The main pitfall with such researchers is that in most cases, every poet who has written anything on Imam Hossein (AS) is mistakenly introduced as writer of requiem, which is a brazen mistake.
For example, in history of such poets, the name of Mowlavi, who has only written a few lines of poem on Imam Hossein (AS), sits along that of Mohtasham who is the most renowned writer of such poems. Even study of new poetry on Ashura shows that the names of Dr. Shafiei Kadkani and Hossein Monzavi (who have just written a few poems on Ashura) has been mentioned along with Seyed Hassan Hosseini who is the greatest Iranian writer of requiem poems in contemporary times.
It goes without saying that viewpoints of a great mystic like Mowlana and his understanding of the incident in Karbala will be quite different from mournful attitude of Mohtasham and his likes. Therefore, overall literary approaches to Ashura in the Iranian literature should be divided into mystic (represented by Mowlana, Oman Samani, Safi Alishah…) and religious-mournful (Kasaei Marvazi, Mohtasham Kashani…) groups.
As more Iranian scholars paid attention to modern branches of humanities such as history, politics, sociology, anthropology, mythology, psychology…, this great incident has found newer and more diverse dimensions in recent centuries. Different viewpoints on this issue have constantly led to new discussions, disputes, and debates and have created new horizons which cannot be discussed here.
However, mourning rituals of Iranians, which differed in accordance with cultural and historical background of every region, dominated approaches taken by thinkers, mystics, scholars and poets.
Ordinary man of the street has been more influential in protecting Karbala and immunizing it against political and personal deviations by various governments. Banking on their collective subconscious, they have taken advantage of all their historical and cultural capacities to mourn their Imam.
Ethnic rituals and traditions in various regions have become part of those peoples’ language and everyday lives. Obviously, since a Turk in Azarbaijan has to use Azeri language to give voice to his/her mental processes, they would have to develop their own regional rituals when commemorating myths.

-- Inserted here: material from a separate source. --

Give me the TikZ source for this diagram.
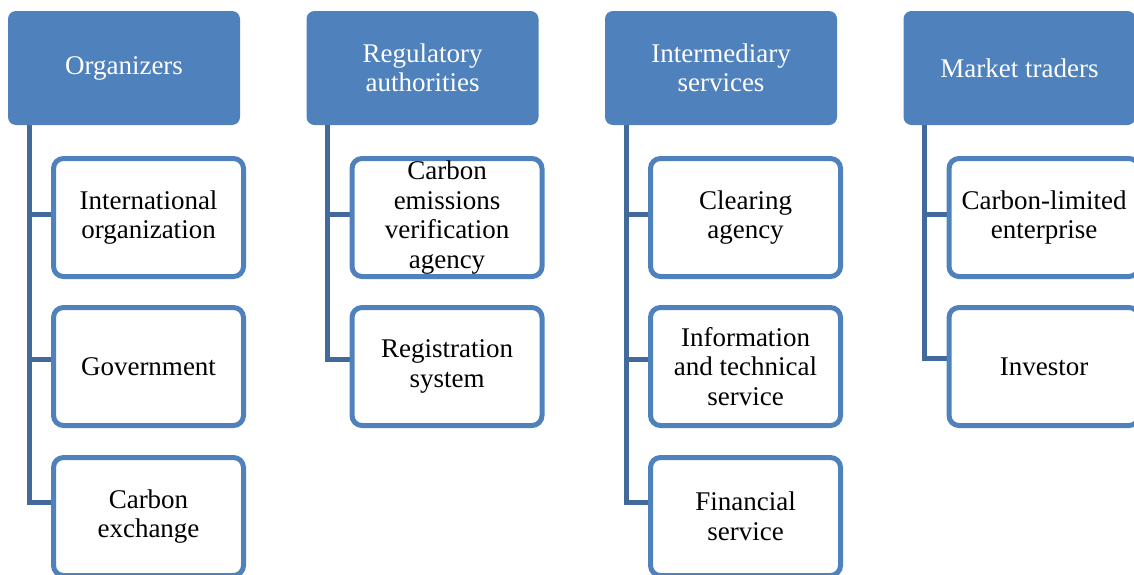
\documentclass[tikz,border=0pt]{standalone}
\usepackage{fontspec}
\setmainfont{Liberation Serif}
\usetikzlibrary{backgrounds}
\definecolor{hdrblue}{HTML}{4F81BD}
\definecolor{linkblue}{HTML}{41699B}

\begin{document}
\begin{tikzpicture}[x=0.5pt,y=-0.5pt,
  hdr/.style={fill=hdrblue, rounded corners=4pt, minimum width=116pt,
    minimum height=57pt, inner sep=0pt, align=center, text=white,
    font=\fontsize{13.5}{14.75}\selectfont},
  item/.style={draw=hdrblue, line width=2.5pt, fill=white, rounded corners=5pt,
    minimum width=95pt, minimum height=59pt, inner sep=0pt, align=center,
    text=black, font=\fontsize{13.5}{14.75}\selectfont},
  link/.style={draw=linkblue, line width=2.5pt}]
\useasboundingbox (0,0) rectangle (1134,574);
\clip (0,0) rectangle (1134,574);

% column 1
\node[hdr]  (h1)  at (124,68)     {Organizers};
\node[item] (c11) at (148.5,217.5) {International\\organization};
\node[item] (c12) at (148.5,366.5) {Government};
\node[item] (c13) at (148.5,516.5) {Carbon\\exchange};

% column 2
\node[hdr]  (h2)  at (422.5,68)   {Regulatory\\authorities};
\node[item] (c21) at (447,217.5)  {Carbon\\emissions\\verification\\agency};
\node[item] (c22) at (447,366.5)  {Registration\\system};

% column 3
\node[hdr]  (h3)  at (721,68)     {Intermediary\\services};
\node[item] (c31) at (745.5,217.5) {Clearing\\agency};
\node[item] (c32) at (745.5,366.5) {Information\\and technical\\service};
\node[item] (c33) at (745.5,516.5) {Financial\\service};

% column 4
\node[hdr]  (h4)  at (1019.5,68)  {Market traders};
\node[item] (c41) at (1044,217.5) {Carbon-limited\\enterprise};
\node[item] (c42) at (1044,366.5) {Investor};

% elbow connectors behind the boxes
\begin{scope}[on background layer]
  \draw[link] ([xshift=10.75pt]h1.south west) |- ([yshift=1.75pt]c11.west);
  \draw[link] ([xshift=10.75pt]h1.south west) |- ([yshift=3.75pt]c12.west);
  \draw[link] ([xshift=10.75pt]h1.south west) |- ([yshift=7.25pt]c13.west);
  \draw[link] ([xshift=10.75pt]h2.south west) |- ([yshift=1.75pt]c21.west);
  \draw[link] ([xshift=10.75pt]h2.south west) |- ([yshift=3.5pt]c22.west);
  \draw[link] ([xshift=10.75pt]h3.south west) |- ([yshift=1.75pt]c31.west);
  \draw[link] ([xshift=10.75pt]h3.south west) |- ([yshift=3.75pt]c32.west);
  \draw[link] ([xshift=10.75pt]h3.south west) |- ([yshift=7.25pt]c33.west);
  \draw[link] ([xshift=10.75pt]h4.south west) |- ([yshift=1.75pt]c41.west);
  \draw[link] ([xshift=10.75pt]h4.south west) |- ([yshift=4pt]c42.west);
\end{scope}
\end{tikzpicture}
\end{document}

On the other hand, Abolqasem Esmaeilpour has written in his book, Myths and Rituals, that most anthropologists are sure that they can recognize a ritual when they look at it. However, when they are asked to define it, few of them manage. What is the real difference among customs, traditions, public rites, rituals, celebrations, or even carnivals? Ritual, in its common sense, is a public rite which is official, patterned and clichéd. From a historical point of view, anthropologists have created a link between ritual and religious ceremonies.

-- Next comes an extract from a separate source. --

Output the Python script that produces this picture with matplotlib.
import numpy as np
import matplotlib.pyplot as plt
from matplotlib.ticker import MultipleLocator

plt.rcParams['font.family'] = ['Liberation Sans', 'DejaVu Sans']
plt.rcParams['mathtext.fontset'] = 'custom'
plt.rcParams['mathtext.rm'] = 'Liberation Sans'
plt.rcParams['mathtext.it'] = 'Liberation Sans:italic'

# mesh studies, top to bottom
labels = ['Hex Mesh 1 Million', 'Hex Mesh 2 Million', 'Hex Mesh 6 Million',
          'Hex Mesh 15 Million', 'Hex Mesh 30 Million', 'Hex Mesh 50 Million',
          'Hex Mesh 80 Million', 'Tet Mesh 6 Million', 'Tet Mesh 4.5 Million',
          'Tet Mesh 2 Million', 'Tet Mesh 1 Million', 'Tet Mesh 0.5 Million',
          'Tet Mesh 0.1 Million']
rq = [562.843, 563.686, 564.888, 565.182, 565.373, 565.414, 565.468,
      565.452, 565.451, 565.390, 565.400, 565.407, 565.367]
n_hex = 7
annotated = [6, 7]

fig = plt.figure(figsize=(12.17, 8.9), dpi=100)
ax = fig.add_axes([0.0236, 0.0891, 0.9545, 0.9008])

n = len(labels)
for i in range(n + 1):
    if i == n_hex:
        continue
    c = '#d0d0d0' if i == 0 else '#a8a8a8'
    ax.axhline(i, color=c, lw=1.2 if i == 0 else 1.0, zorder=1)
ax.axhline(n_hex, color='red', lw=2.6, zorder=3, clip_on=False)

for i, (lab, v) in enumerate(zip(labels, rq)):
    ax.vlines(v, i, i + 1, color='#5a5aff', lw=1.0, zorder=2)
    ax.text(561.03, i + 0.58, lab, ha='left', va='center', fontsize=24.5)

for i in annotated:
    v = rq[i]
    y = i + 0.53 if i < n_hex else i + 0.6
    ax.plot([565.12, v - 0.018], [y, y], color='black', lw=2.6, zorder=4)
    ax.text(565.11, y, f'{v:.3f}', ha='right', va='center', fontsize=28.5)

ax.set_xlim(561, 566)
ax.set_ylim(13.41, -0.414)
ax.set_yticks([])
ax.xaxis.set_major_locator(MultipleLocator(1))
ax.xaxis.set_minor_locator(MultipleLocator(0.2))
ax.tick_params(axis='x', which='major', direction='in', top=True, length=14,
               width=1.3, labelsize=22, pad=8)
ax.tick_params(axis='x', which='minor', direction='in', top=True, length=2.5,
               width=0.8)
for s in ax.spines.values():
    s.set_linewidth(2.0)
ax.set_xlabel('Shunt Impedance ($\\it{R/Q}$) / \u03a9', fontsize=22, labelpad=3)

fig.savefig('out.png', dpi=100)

Anthropologists differentiate between collective and individual rituals as well as calendric vs. critical ones. Ritual, per se, can cast an air of tradition or even sanctity around everything.

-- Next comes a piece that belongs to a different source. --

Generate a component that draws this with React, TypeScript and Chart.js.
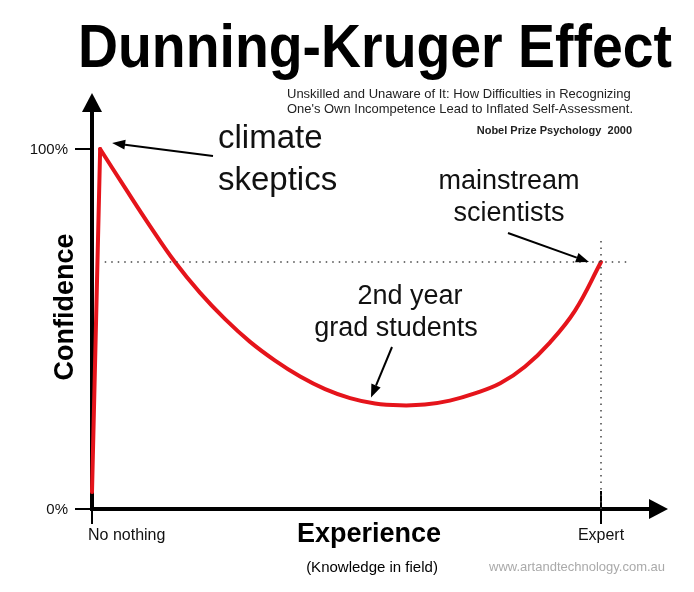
import React, { useEffect, useRef } from "react";
import { Chart, registerables } from "chart.js";

Chart.register(...registerables);

// Data
const riseX = [0, 1.6];
const riseY = [4.7, 100];
const curveX = [1.6, 6.5, 11.4, 16.3, 21.2, 26.1, 31.0, 35.9, 40.9, 45.8, 50.7, 55.6, 60.5, 65.4, 70.3, 75.2, 80.2, 85.1, 90.0, 94.9, 100];
const curveY = [100, 89.2, 78.6, 68.6, 60.1, 52.8, 46.5, 41.3, 36.8, 33.3, 30.8, 29.3, 28.8, 29.0, 30.1, 32.1, 34.9, 39.6, 46.3, 55.1, 68.6];
const expertLevel = 68.6;
const xTickValues = [0, 100];
const xTickLabels = ["No nothing", "Expert"];
const yTickValues = [0, 100];
const yTickLabels = ["0%", "100%"];

const FONT = "'Liberation Sans', Arial, Helvetica, sans-serif";

const overlay = {
  id: "overlay",
  beforeDatasetsDraw(chart: any) {
    const ctx = chart.ctx;
    const xs = chart.scales.x;
    const ys = chart.scales.y;
    const x0 = xs.getPixelForValue(0);
    const y0 = ys.getPixelForValue(0);
    ctx.save();
    ctx.strokeStyle = "#000";
    ctx.fillStyle = "#000";
    ctx.lineWidth = 4;
    // y axis
    ctx.beginPath();
    ctx.moveTo(x0, y0 + 2);
    ctx.lineTo(x0, 108);
    ctx.stroke();
    ctx.beginPath();
    ctx.moveTo(x0, 93);
    ctx.lineTo(x0 - 10, 112);
    ctx.lineTo(x0 + 10, 112);
    ctx.closePath();
    ctx.fill();
    // x axis
    ctx.beginPath();
    ctx.moveTo(x0 - 2, y0);
    ctx.lineTo(652, y0);
    ctx.stroke();
    ctx.beginPath();
    ctx.moveTo(668, y0);
    ctx.lineTo(649, y0 - 10);
    ctx.lineTo(649, y0 + 10);
    ctx.closePath();
    ctx.fill();
    // ticks
    ctx.lineWidth = 2;
    yTickValues.forEach((v) => {
      const py = ys.getPixelForValue(v);
      ctx.beginPath();
      ctx.moveTo(x0 - 17, py);
      ctx.lineTo(x0, py);
      ctx.stroke();
    });
    xTickValues.forEach((v) => {
      const px = xs.getPixelForValue(v);
      ctx.beginPath();
      ctx.moveTo(px, y0 - (v === 0 ? 0 : 18));
      ctx.lineTo(px, y0 + 15);
      ctx.stroke();
    });
    // tick labels
    ctx.font = `15px ${FONT}`;
    ctx.textBaseline = "middle";
    ctx.textAlign = "right";
    ctx.fillStyle = "#111";
    yTickValues.forEach((v, i) => {
      ctx.fillText(yTickLabels[i], x0 - 24, ys.getPixelForValue(v) + 1);
    });
    ctx.font = `16px ${FONT}`;
    ctx.textBaseline = "alphabetic";
    xTickValues.forEach((v, i) => {
      const px = xs.getPixelForValue(v);
      ctx.textAlign = v === 0 ? "left" : "center";
      ctx.fillText(xTickLabels[i], v === 0 ? px - 4 : px, y0 + 31);
    });
    ctx.restore();
  },
  afterDatasetsDraw(chart: any) {
    const ctx = chart.ctx;
    const xs = chart.scales.x;
    const ys = chart.scales.y;
    ctx.save();
    ctx.fillStyle = "#000";
    // title
    ctx.font = `bold 62px ${FONT}`;
    ctx.textAlign = "left";
    ctx.textBaseline = "alphabetic";
    ctx.fillText("Dunning-Kruger Effect", 78, 67, 594);
    // subtitle
    ctx.font = `13px ${FONT}`;
    ctx.fillStyle = "#222";
    ctx.fillText("Unskilled and Unaware of It: How Difficulties in Recognizing", 287, 98, 346);
    ctx.fillText("One's Own Incompetence Lead to Inflated Self-Assessment.", 287, 113, 346);
    ctx.font = `bold 11px ${FONT}`;
    ctx.textAlign = "right";
    ctx.fillText("Nobel Prize Psychology  2000", 632, 134);
    // axis titles
    ctx.fillStyle = "#000";
    ctx.font = `bold 27px ${FONT}`;
    ctx.textAlign = "center";
    ctx.fillText("Experience", 369, 542);
    ctx.font = `15px ${FONT}`;
    ctx.fillText("(Knowledge in field)", 372, 572);
    ctx.save();
    ctx.translate(73, 307);
    ctx.rotate(-Math.PI / 2);
    ctx.font = `bold 27px ${FONT}`;
    ctx.fillText("Confidence", 0, 0);
    ctx.restore();
    // credit
    ctx.font = `13px ${FONT}`;
    ctx.fillStyle = "#aaa";
    ctx.textAlign = "left";
    ctx.fillText("www.artandtechnology.com.au", 489, 571, 178);
    // annotations
    ctx.fillStyle = "#111";
    ctx.font = `33px ${FONT}`;
    ctx.textAlign = "left";
    ctx.fillText("climate", 218, 148);
    ctx.fillText("skeptics", 218, 190);
    ctx.font = `27px ${FONT}`;
    ctx.textAlign = "center";
    ctx.fillText("mainstream", 509, 189);
    ctx.fillText("scientists", 509, 221);
    ctx.fillText("2nd year", 410, 304);
    ctx.fillText("grad students", 396, 336);
    // arrows
    const arrow = (x1: number, y1: number, x2: number, y2: number) => {
      const a = Math.atan2(y2 - y1, x2 - x1);
      const hl = 13;
      const hw = 5;
      const bx = x2 - hl * Math.cos(a);
      const by = y2 - hl * Math.sin(a);
      ctx.strokeStyle = "#000";
      ctx.fillStyle = "#000";
      ctx.lineWidth = 2;
      ctx.beginPath();
      ctx.moveTo(x1, y1);
      ctx.lineTo(bx, by);
      ctx.stroke();
      ctx.beginPath();
      ctx.moveTo(x2, y2);
      ctx.lineTo(bx + hw * Math.sin(a), by - hw * Math.cos(a));
      ctx.lineTo(bx - hw * Math.sin(a), by + hw * Math.cos(a));
      ctx.closePath();
      ctx.fill();
    };
    arrow(213, 156, xs.getPixelForValue(curveX[0]) + 12, ys.getPixelForValue(100) - 6);
    arrow(508, 233, xs.getPixelForValue(100) - 12, ys.getPixelForValue(expertLevel));
    arrow(392, 347, 371, ys.getPixelForValue(29.3) - 6);
    ctx.restore();
  },
};

export default function App() {
  const ref = useRef<HTMLCanvasElement | null>(null);
  useEffect(() => {
    document.body.style.margin = "0";
    const canvas = ref.current;
    if (!canvas) return;
    const chart = new Chart(canvas, {
      type: "line",
      data: {
        datasets: [
          {
            label: "level",
            data: [
              { x: 2.5, y: expertLevel },
              { x: 105, y: expertLevel },
            ],
            borderColor: "#444",
            borderWidth: 1.5,
            borderDash: [1.5, 5],
            pointRadius: 0,
            clip: false as any,
          },
          {
            label: "expert",
            data: [
              { x: 100, y: 0 },
              { x: 100, y: 74.7 },
            ],
            borderColor: "#444",
            borderWidth: 1.5,
            borderDash: [1.5, 5],
            pointRadius: 0,
            clip: false as any,
          },
          {
            label: "rise",
            data: riseX.map((x, i) => ({ x, y: riseY[i] })),
            borderColor: "#e5141b",
            borderWidth: 4,
            borderCapStyle: "round",
            borderJoinStyle: "round",
            pointRadius: 0,
            tension: 0,
            clip: false as any,
          },
          {
            label: "curve",
            data: curveX.map((x, i) => ({ x, y: curveY[i] })),
            borderColor: "#e5141b",
            borderWidth: 4,
            borderCapStyle: "round",
            borderJoinStyle: "round",
            pointRadius: 0,
            tension: 0.4,
            clip: false as any,
          },
        ],
      },
      options: {
        animation: false,
        responsive: false,
        events: [],
        layout: { padding: { left: 92, right: 93, top: 149, bottom: 83 } },
        plugins: { legend: { display: false }, tooltip: { enabled: false } },
        scales: {
          x: { type: "linear", min: 0, max: 100, display: false },
          y: { type: "linear", min: 0, max: 100, display: false },
        },
      },
      plugins: [overlay],
    });
    return () => chart.destroy();
  }, []);
  return (
    <div style={{ position: "absolute", left: 0, top: 0, width: 694, height: 592, background: "#fff" }}>
      <canvas ref={ref} width={694} height={592} style={{ display: "block", width: 694, height: 592 }} />
    </div>
  );
}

Climatic differences in various geographical regions of Iran have led to differences in mourning ceremonies on Imam Hossein. This, in turn, reflects another outcome of the efforts made to protect commemoration of Karbala incident: strengthened ethnic and tribal bonds followed by cultural and ideological integrity which are the outcome of mourning ceremonies on Imam Hossein (AS). Durkheim believes that ritual reflects collective feelings and bolsters socialization.
The rituals of Ashura make way for all kinds of cultural-historical and mythological identities of Iranians to come forth with all their abilities and capacities: from common spiritual, social and human experiences to strengthening philanthropic feelings, helping the poor, benevolence…. They also make way for new experiences in various areas of arts, literature, performing arts, architecture, painting, music, and so forth.
History of mourning in Iran over martyrdom of innocent people
Before any comment on history of mourning in Iran, let’s mention poems from Ferdowsi’s Shahnameh where he depicts mourning of his main hero, Rostam; his father, Zaal; as well as Rudabeh and Tahmineh over the dead body of young Sohrab. Those poems reflect the way that Iranians were used to mourn over the dead through their history.
Such actions pulling off the hair, scratching the face, tearing down one’s clothes, putting dirt on one’s head, banging one’s fists on head and chest, opening the coffin and fainting, talking to the dead body, touching war saddlery of the dead hero’s horse… have constituted common behavior of Iranians in time of mourning, including on Imam Hossein (AS), which has been going on for centuries. He is known by all Iranians as standing for bravery and innocence which make him the loftiest historical and epic figure for the Iranian nation.
When studying history of mourning ceremonies among Iranians, we come across Siavash (mythological hero of Ferdowsi’s Shahnameh) and his mourning ritual. Of course, there are opposite views here, many signs and symbols of present-day mourning are closely related with mourning over Siavash.
There is ample evidence to show that Iranian mourning rituals after Islam have been influenced by mourning ritual of Siavash whose vestiges remain to our time. As we approach Amudarya basin (in Central Asia), mourning ceremonies come closer to that of Siavash, even when the mourner is someone like Timur. The most far-reaching examples of “Siavash-like mourning” can be seen among Shiite Arabs of Iraq when they mourn over their third Imam. At that time, women bang their fists over their heads and chests, bare their hair, and do not cut their hair for some time. Such behavior cannot be seen among Sunni Muslims. This shows that even in Mesopotamia, the mourning ceremony has been influenced by mourning rituals in Iran, or more precisely, the post-Islamic Iran. The most ancient relics of Siavash mourning in Islamic period were recorded in Central Asia, especially in Bukhara. Another example was measures taken by Abdurrahman Abu-Moslem Khorasani when he was mobilizing Iranians against the Arab rule. The Iranian side of that story is beyond dispute. As we know, dying their apparel indigo, which was later changed to black, was taken from mourning rituals on Siavash.